8 Getting the balance right
It is important that unfair terms legislation continues to fulfil its primary role, which is to protect consumers against unfair surprise. Unfair terms legislation cannot, however, solve all the problems of the market place and it should not protect consumers against the consequences of their own poor decisions.
This quotation demonstrates the difficult balance that the courts and Parliament have to strike between protecting the rights of consumers and upholding the traditional notion of freedom of contract. This notion views the role of the law as being to uphold the obligations the parties have agreed without trying to protect either party or rewrite the contract in any way. In the video clip that was watched relating to the CRA 2015, Vince Cable (as the then Business Secretary) was keen to emphasise that the CRA 2015 was ‘pro-consumer but also pro-business’, presumably to avoid accusations that the balance has swung too far in favour of consumers. The diagram in Box 7 demonstrates the full range of protection available to both consumers and businesses.
Please note that this diagram was prepared prior to the coming into force of the CRA 2015. The CRA 2015 has repealed s5 of UCTA 1977.
Activity 9 Balancing freedom of contract and consumer protection
- a.Based on this course and the diagram in Box 7, do you think the current balance between freedom to contract and consumer protection is appropriate?
There is no one ‘right’ answer to this question. Your answer may depend on a number of factors, including your analysis of the approach taken by the courts and how legislative provisions apply to both business and consumer contracts.
- b.The academic, Ben-Shahar, states that the reality for consumers entering into standard form contracts is:
Real people don’t read standard form contracts. Reading is boring, incomprehensible, alienating, time consuming, but most of all pointless. We want the product, not the contract. Besides, lots of people bought the product or the service along with the same contract and seem happy enough, so we presume that there must be nothing particularly important buried in the contract terms.

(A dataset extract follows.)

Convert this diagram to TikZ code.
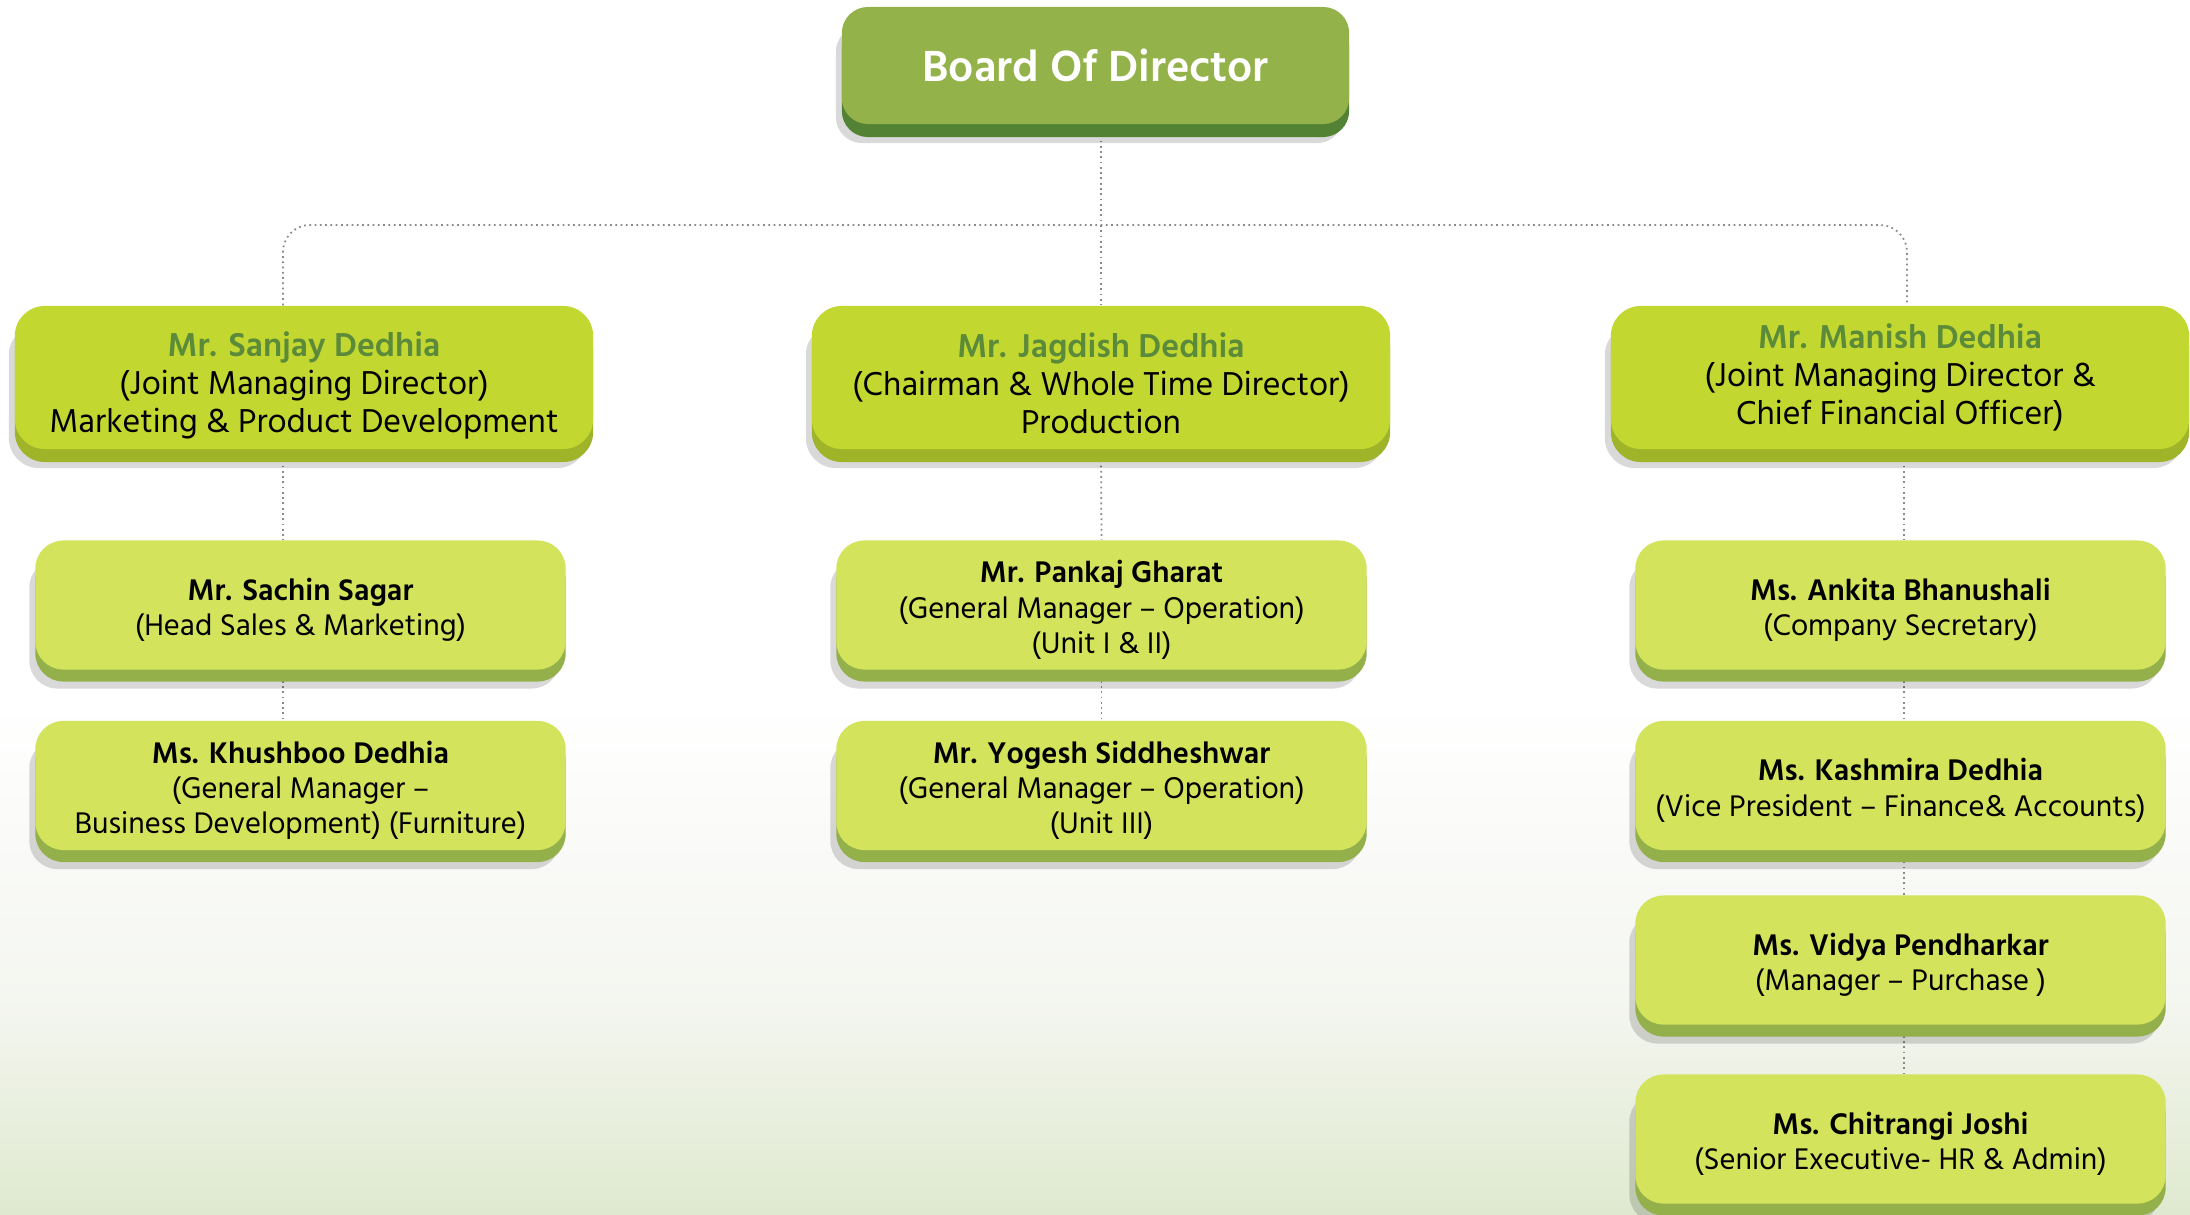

And what if they did read? Surely, there is nothing they can do about the bad stuff they know they will find. Are they going to cross out the unfavourable term? Are they going to call some semi-automatic ‘customer service agent’ and negotiate? Other than lose the excitement about the deal and maybe walk away from it (to what? A better contract?), there is not much individuals can do. Dedicated readers can expect only heartache, which is a very poor reward for engaging in such time-consuming endeavor. Apart from an exotic individual here or there, nobody reads.
- i.Do you agree with Ben-Shahar’s argument?
In 2010, the video games retailer, Gamestation, played an April Fool’s joke on its customers and amended the standard terms and conditions on its website to include a term saying it ‘legally owned the soul of each customer who bought from them’. Customers were given an option to opt-out of that term (and claim a £5.00 voucher). Only 12 per cent of customers did so, suggesting the remaining 88 per cent had not read the standard terms before their purchase (Richmond, 2010). This does suggest that Ben-Shahar’s argument is valid.
- ii.If Ben-Shahar is correct, is there anything that can be done to protect consumers?
Ben-Shahar (2009) argues that many legal measures have focused on improving the opportunities to read, and the readability of, such contracts. He suggests that non-legal methods should be used such as a ratings system for contracts (similar to those used by review websites in relation to hotels or restaurants). He also suggests using labelling, rather like on food products, to indicate key features of a contract.